Self-driving cars could be a dream for cities — or a robotic nightmare

There's little doubt that autonomous vehicles (AVs) will change driving as we know it, and the technology also has the potential to reshape how people and goods get around heavy populated cities. Utopian visions of an urban AV future usually include electric-powered robo-taxis whisking riders to and fro while they work or relax en route, and autonomous trucks and drones delivering anything you desire to your doorstep.

But like any transformative technology — think the Internet and smartphones — there will be inevitable downsides and disruptions, and crowded cities could benefit as well as bear the brunt of the drawbacks of AVs. For example, the jury is still out on whether AVs will increase or decrease traffic in urban areas.

"As you give people autonomous vehicles, that doesn't make the system more efficient," Jeffrey Tumlin, director of strategy at Nelson/Nygaard, a transportation planning firm, said at the recent Autonomous Vehicles Detroit event. "It allows people to live farther away because the time and financial cost of mobility is dropping significantly," he added.

Extra downtime during a long commute is an obvious upside, but it's the long-term unintended consequences of a groundbreaking technology like AVs that are trickier to predict. "When we make changes to the transportation system, the secondary and tertiary impacts of those changes are far greater than the primary impacts," Tumlin added. "This is game theory, and you need to play out the chess game 10, 20 steps further because that's where you start to see the real impacts."

While no one can, of course, predict the full ramifications self-driving cars will have on cities, we're already seeing the initial waves of a transformation occurring in transportation due to technology — and the consumer habits that lead the changes. For example, Tumlin noted that bus ridership in New York City has decreased 10 percent each year since 2013, which he credits to the rise of ride-sharing services such as Uber and Lyft.

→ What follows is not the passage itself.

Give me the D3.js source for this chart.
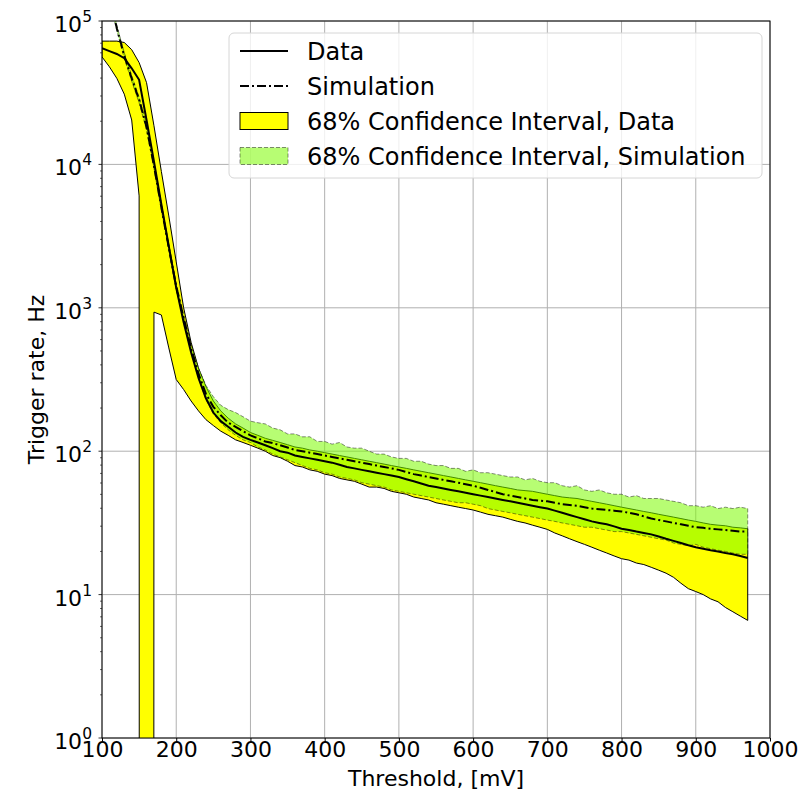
<!DOCTYPE html>
<html>
<head>
<meta charset="utf-8">
<script src="https://cdn.jsdelivr.net/npm/d3@7"></script>
<style>
  body { margin: 0; background: #fff; }
  svg text { font-family: "DejaVu Sans", sans-serif; fill: #000; }
</style>
</head>
<body>
<div id="chart"></div>
<script>
// threshold in mV
const thresholds = [
  100, 110, 120, 130, 140, 150, 160, 170, 180, 190,
  200, 210, 220, 230, 240, 250, 260, 270, 280, 290,
  300, 310, 320, 330, 340, 350, 360, 370, 380, 390,
  400, 410, 420, 430, 440, 450, 460, 470, 480, 490,
  500, 510, 520, 530, 540, 550, 560, 570, 580, 590,
  600, 610, 620, 630, 640, 650, 660, 670, 680, 690,
  700, 710, 720, 730, 740, 750, 760, 770, 780, 790,
  800, 810, 820, 830, 840, 850, 860, 870, 880, 890,
  900, 910, 920, 930, 940, 950, 960, 970
];

// trigger rate, Hz
const rateData = [
  64600, 61700, 58900, 55000, 46800, 38900, 20400, 10500, 5250, 2690,
  1380, 794, 490, 324, 234, 186, 162, 148, 135, 126,
  120, 115, 110, 105, 100, 97.7, 93.3, 91.2, 89.1, 87.1,
  85.1, 83.2, 80.4, 77.6, 75.9, 74.1, 72.4, 70.8, 69.2, 67.6,
  66.1, 63.8, 61.7, 59.6, 57.5, 56.2, 55.0, 53.7, 52.5, 51.3,
  50.1, 49.0, 47.9, 46.8, 45.7, 44.7, 43.7, 42.7, 41.7, 40.7,
  39.8, 38.5, 37.2, 35.9, 34.7, 33.5, 32.4, 31.6, 30.9, 29.9,
  28.8, 28.2, 27.5, 26.9, 26.3, 25.4, 24.5, 23.7, 22.9, 22.1,
  21.4, 20.9, 20.4, 20.0, 19.5, 19.1, 18.6, 18.0
];

const rateSim = [
  282000, 148000, 89100, 57500, 39800, 28200, 18200, 9770, 5010, 2630,
  1410, 851, 525, 347, 251, 204, 178, 158, 148, 138,
  129, 123, 117, 114, 110, 106, 102, 100, 97.7, 95.5,
  93.3, 91.2, 89.1, 87.1, 85.1, 83.2, 81.3, 79.4, 77.6, 75.9,
  74.1, 71.6, 69.2, 67.6, 66.1, 64.6, 63.1, 61.7, 60.3, 58.9,
  57.5, 55.6, 53.7, 51.9, 50.1, 49.0, 47.9, 46.8, 45.7, 45.2,
  44.7, 43.7, 42.7, 42.2, 41.7, 40.7, 39.8, 39.4, 38.9, 38.5,
  38.0, 37.2, 36.3, 35.1, 33.9, 33.1, 32.4, 31.6, 30.9, 30.2,
  29.5, 29.2, 28.8, 28.5, 28.2, 27.9, 27.5, 27.5
];

// 68% interval, data
const dataHigh = [
  72400, 72400, 72400, 70800, 63100, 51300, 37200, 18600, 8910, 4370,
  2090, 1000, 575, 380, 282, 224, 191, 170, 155, 145,
  135, 129, 123, 119, 115, 111, 107, 105, 102, 100,
  97.7, 95.5, 93.3, 91.2, 89.1, 87.1, 85.1, 83.2, 81.3, 79.4,
  77.6, 75.9, 74.1, 72.4, 70.8, 69.2, 67.6, 66.1, 64.6, 63.1,
  61.7, 60.3, 58.9, 57.5, 56.2, 55.0, 53.7, 53.1, 52.5, 51.3,
  50.1, 49.0, 47.9, 47.3, 46.8, 45.7, 44.7, 43.7, 42.7, 41.7,
  40.7, 39.8, 38.9, 38.0, 37.2, 36.3, 35.5, 34.7, 33.9, 33.1,
  32.4, 31.6, 30.9, 30.5, 30.2, 29.5, 29.2, 28.8
];

const dataLow = [
  56200, 47900, 39800, 30900, 20400, 6030, 0, 933, 891, 525,
  316, 269, 224, 191, 166, 151, 138, 129, 120, 115,
  110, 105, 100, 93.3, 90.2, 85.1, 79.4, 77.6, 74.1, 72.4,
  69.2, 67.6, 64.6, 63.1, 61.7, 58.9, 56.2, 56.2, 55.0, 52.5,
  51.3, 50.1, 47.9, 46.8, 45.7, 43.7, 42.7, 41.7, 40.7, 39.8,
  38.9, 37.6, 36.3, 35.5, 34.7, 33.5, 32.4, 31.6, 30.5, 29.5,
  28.5, 26.9, 25.7, 24.5, 23.4, 22.4, 21.4, 20.4, 19.5, 18.6,
  17.8, 17.4, 16.6, 16.2, 15.5, 14.8, 14.1, 13.2, 12.0, 11.0,
  10.5, 10.0, 9.33, 8.91, 8.13, 7.59, 7.08, 6.61
];

// 68% interval, simulation
const simHigh = [
  295000, 155000, 93300, 60200, 41700, 29500, 19100, 10200, 5250, 2750,
  1480, 891, 550, 380, 288, 240, 209, 195, 186, 174,
  162, 158, 155, 145, 141, 132, 132, 126, 126, 117,
  117, 112, 115, 107, 105, 105, 100, 95.5, 95.5, 91.2,
  89.1, 89.1, 85.1, 85.1, 81.3, 79.4, 79.4, 75.9, 75.9, 72.4,
  74.1, 70.8, 70.8, 69.2, 67.6, 66.1, 66.1, 63.1, 64.6, 61.7,
  60.3, 60.3, 57.5, 56.2, 57.5, 53.7, 52.5, 53.7, 51.3, 50.1,
  50.1, 47.9, 49.0, 46.8, 46.8, 46.8, 45.7, 44.7, 43.7, 41.7,
  41.7, 40.7, 41.7, 39.8, 40.7, 39.8, 40.7, 39.8
];

const simLow = [
  269000, 141000, 85100, 54900, 38000, 26900, 17400, 9330, 4790, 2510,
  1350, 813, 501, 324, 229, 182, 158, 141, 129, 120,
  115, 107, 102, 95.5, 91.2, 87.1, 83.2, 79.4, 75.9, 74.1,
  70.8, 69.2, 66.1, 64.6, 63.1, 60.3, 58.9, 57.5, 56.2, 53.7,
  52.5, 51.3, 50.1, 49.0, 47.9, 46.8, 45.7, 44.7, 43.7, 43.7,
  42.7, 41.7, 39.8, 38.9, 38.0, 37.2, 36.3, 35.5, 34.7, 33.9,
  33.1, 32.4, 31.6, 30.9, 30.2, 29.5, 29.5, 28.8, 28.2, 27.5,
  27.5, 26.9, 26.3, 25.7, 25.1, 24.5, 24.0, 22.9, 22.4, 21.9,
  22.4, 21.4, 20.9, 20.4, 20.0, 19.5, 19.1, 19.1
];

const xTicks = [100, 200, 300, 400, 500, 600, 700, 800, 900, 1000];
const yTicks = [1, 10, 100, 1000, 10000, 100000];

const legendItems = [
  {label: "Data", kind: "solid"},
  {label: "Simulation", kind: "dashdot"},
  {label: "68% Confidence Interval, Data", kind: "yellow"},
  {label: "68% Confidence Interval, Simulation", kind: "green"}
];

const W = 800, H = 800;
const margin = {top: 21, right: 30, bottom: 62, left: 102};
const width = W - margin.left - margin.right,
      height = H - margin.top - margin.bottom;

const svg = d3.select("#chart").append("svg")
  .attr("width", W).attr("height", H);

const g = svg.append("g")
  .attr("transform", "translate(" + margin.left + "," + margin.top + ")");

const x = d3.scaleLinear().domain([100, 1000]).range([0, width]);
const y = d3.scaleLog().domain([1, 100000]).range([height, 0]);

// values <= 0 are pushed far below the axis (like matplotlib's clip)
const yv = v => y(v > 0 ? v : 1e-200);

svg.append("defs").append("clipPath").attr("id", "plotclip")
  .append("rect").attr("width", width).attr("height", height);

// grid
g.append("g").selectAll("line").data(xTicks).join("line")
  .attr("x1", d => x(d)).attr("x2", d => x(d))
  .attr("y1", 0).attr("y2", height)
  .attr("stroke", "#b0b0b0").attr("stroke-width", 1);
g.append("g").selectAll("line").data(yTicks).join("line")
  .attr("x1", 0).attr("x2", width)
  .attr("y1", d => y(d)).attr("y2", d => y(d))
  .attr("stroke", "#b0b0b0").attr("stroke-width", 1);

const plot = g.append("g").attr("clip-path", "url(#plotclip)");

const rows = thresholds.map((t, i) => ({
  t: t, data: rateData[i], sim: rateSim[i],
  dHi: dataHigh[i], dLo: dataLow[i], sHi: simHigh[i], sLo: simLow[i]
}));

const areaData = d3.area()
  .x(d => x(d.t)).y0(d => yv(d.dLo)).y1(d => yv(d.dHi));
const areaSim = d3.area()
  .x(d => x(d.t)).y0(d => yv(d.sLo)).y1(d => yv(d.sHi));

plot.append("path").datum(rows)
  .attr("d", areaData)
  .attr("fill", "#ffff00")
  .attr("stroke", "#000").attr("stroke-width", 1).attr("stroke-linejoin", "round");

plot.append("path").datum(rows)
  .attr("d", areaSim)
  .attr("fill", "#7cfc00").attr("fill-opacity", 0.55)
  .attr("stroke", "#000").attr("stroke-opacity", 0.45)
  .attr("stroke-width", 1).attr("stroke-dasharray", "4,2");

const lineData = d3.line().x(d => x(d.t)).y(d => yv(d.data));
const lineSim = d3.line().x(d => x(d.t)).y(d => yv(d.sim));

plot.append("path").datum(rows)
  .attr("d", lineData)
  .attr("fill", "none").attr("stroke", "#000").attr("stroke-width", 2);

plot.append("path").datum(rows)
  .attr("d", lineSim)
  .attr("fill", "none").attr("stroke", "#000").attr("stroke-width", 2)
  .attr("stroke-dasharray", "9,3,2,3");

// axes
const xAxis = g.append("g")
  .attr("transform", "translate(0," + height + ")")
  .call(d3.axisBottom(x).tickValues(xTicks).tickSize(3.5).tickFormat(d3.format("d")));
xAxis.select(".domain").remove();
xAxis.selectAll("text")
  .attr("y", 19).attr("dy", 0)
  .style("font-size", "22px").style("font-family", "DejaVu Sans");

const minorTicks = [];
yTicks.slice(0, -1).forEach(p => {
  for (let k = 2; k <= 9; k++) minorTicks.push(p * k);
});

const yAxis = g.append("g");
yAxis.selectAll("line.major").data(yTicks).join("line")
  .attr("class", "major")
  .attr("x1", -3.5).attr("x2", 0)
  .attr("y1", d => y(d)).attr("y2", d => y(d))
  .attr("stroke", "#000").attr("stroke-width", 0.8);
yAxis.selectAll("line.minor").data(minorTicks).join("line")
  .attr("class", "minor")
  .attr("x1", -2).attr("x2", 0)
  .attr("y1", d => y(d)).attr("y2", d => y(d))
  .attr("stroke", "#000").attr("stroke-width", 0.6);

const yLab = yAxis.selectAll("text").data(yTicks).join("text")
  .attr("x", -10).attr("y", d => y(d) + 11)
  .attr("text-anchor", "end")
  .style("font-size", "22px");
yLab.append("tspan").text("10");
yLab.append("tspan").attr("dy", -10).style("font-size", "15.5px")
  .text(d => Math.round(Math.log10(d)));

// frame
g.append("rect")
  .attr("width", width).attr("height", height)
  .attr("fill", "none").attr("stroke", "#000").attr("stroke-width", 1);

// axis labels
svg.append("text")
  .attr("x", margin.left + width / 2).attr("y", 786)
  .attr("text-anchor", "middle").style("font-size", "22px")
  .text("Threshold, [mV]");

svg.append("text")
  .attr("transform", "translate(44," + (margin.top + height / 2) + ") rotate(-90)")
  .attr("text-anchor", "middle").style("font-size", "22px")
  .text("Trigger rate, Hz");

// legend
const leg = svg.append("g").attr("transform", "translate(229,33)");
leg.append("rect")
  .attr("width", 533).attr("height", 145).attr("rx", 5)
  .attr("fill", "#fff").attr("fill-opacity", 0.8)
  .attr("stroke", "#d6d6d6").attr("stroke-width", 1);

const li = leg.selectAll("g.item").data(legendItems).join("g")
  .attr("class", "item")
  .attr("transform", (d, i) => "translate(0," + (18 + i * 35) + ")");

li.each(function (d) {
  const s = d3.select(this);
  if (d.kind === "solid") {
    s.append("line").attr("x1", 11).attr("x2", 59).attr("y1", 0).attr("y2", 0)
      .attr("stroke", "#000").attr("stroke-width", 2);
  } else if (d.kind === "dashdot") {
    s.append("line").attr("x1", 11).attr("x2", 59).attr("y1", 0).attr("y2", 0)
      .attr("stroke", "#000").attr("stroke-width", 2).attr("stroke-dasharray", "9,3,2,3");
  } else if (d.kind === "yellow") {
    s.append("rect").attr("x", 11).attr("y", -8.5).attr("width", 48).attr("height", 17)
      .attr("fill", "#ffff00").attr("stroke", "#000").attr("stroke-width", 1);
  } else {
    s.append("rect").attr("x", 11).attr("y", -8.5).attr("width", 48).attr("height", 17)
      .attr("fill", "#7cfc00").attr("fill-opacity", 0.55)
      .attr("stroke", "#000").attr("stroke-opacity", 0.45)
      .attr("stroke-width", 1).attr("stroke-dasharray", "4,2");
  }
  s.append("text").attr("x", 78).attr("dy", "0.36em")
    .style("font-size", "24px").text(d.label);
});
</script>
</body>
</html>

Do the math and this could mean that up to 50 percent of the people who took the bus in New York City five years ago are now being driven by ride-sharing services and clogging up the core of the Big Apple. It's common knowledge that Uber and Lyft — along with automakers and tech companies — are developing robo-taxis so that they can ditch the driver, possibly making their services even less expensive and more attractive to city dwellers than public transportation.

E-commerce and automated delivery are also contributing to urban congestion. I was at an auto show in South Africa back in 2013 when a VW executive revealed eye-opening data that showed how home-delivery services such as Amazon have not only increased city traffic, but also wear and tear on city streets — years before retail was eclipsed by e-commerce.

Just last week, Ford and Dominos announced a trial self-driving pizza-delivery service. While vehicles have been delivering pizzas for years, and the idea of not having to interact with or tip a driver is appealing, imagine having all manner of goods and services delivered to your door via autonomous vehicle. City streets could quickly become a mess.

In the same way that no one could have foreseen the loss of entire industries with the advent of the Internet or the loss of idle time and attention spans with smartphones, no one knows the full range of consequences that self-driving cars will have on cities. Added to this, Tumlin noted that "cities are grossly underfunded and understaffed. And nobody has time to sit around and think about stuff."

But maybe they will in the future, while sitting in city traffic in a robo-taxi.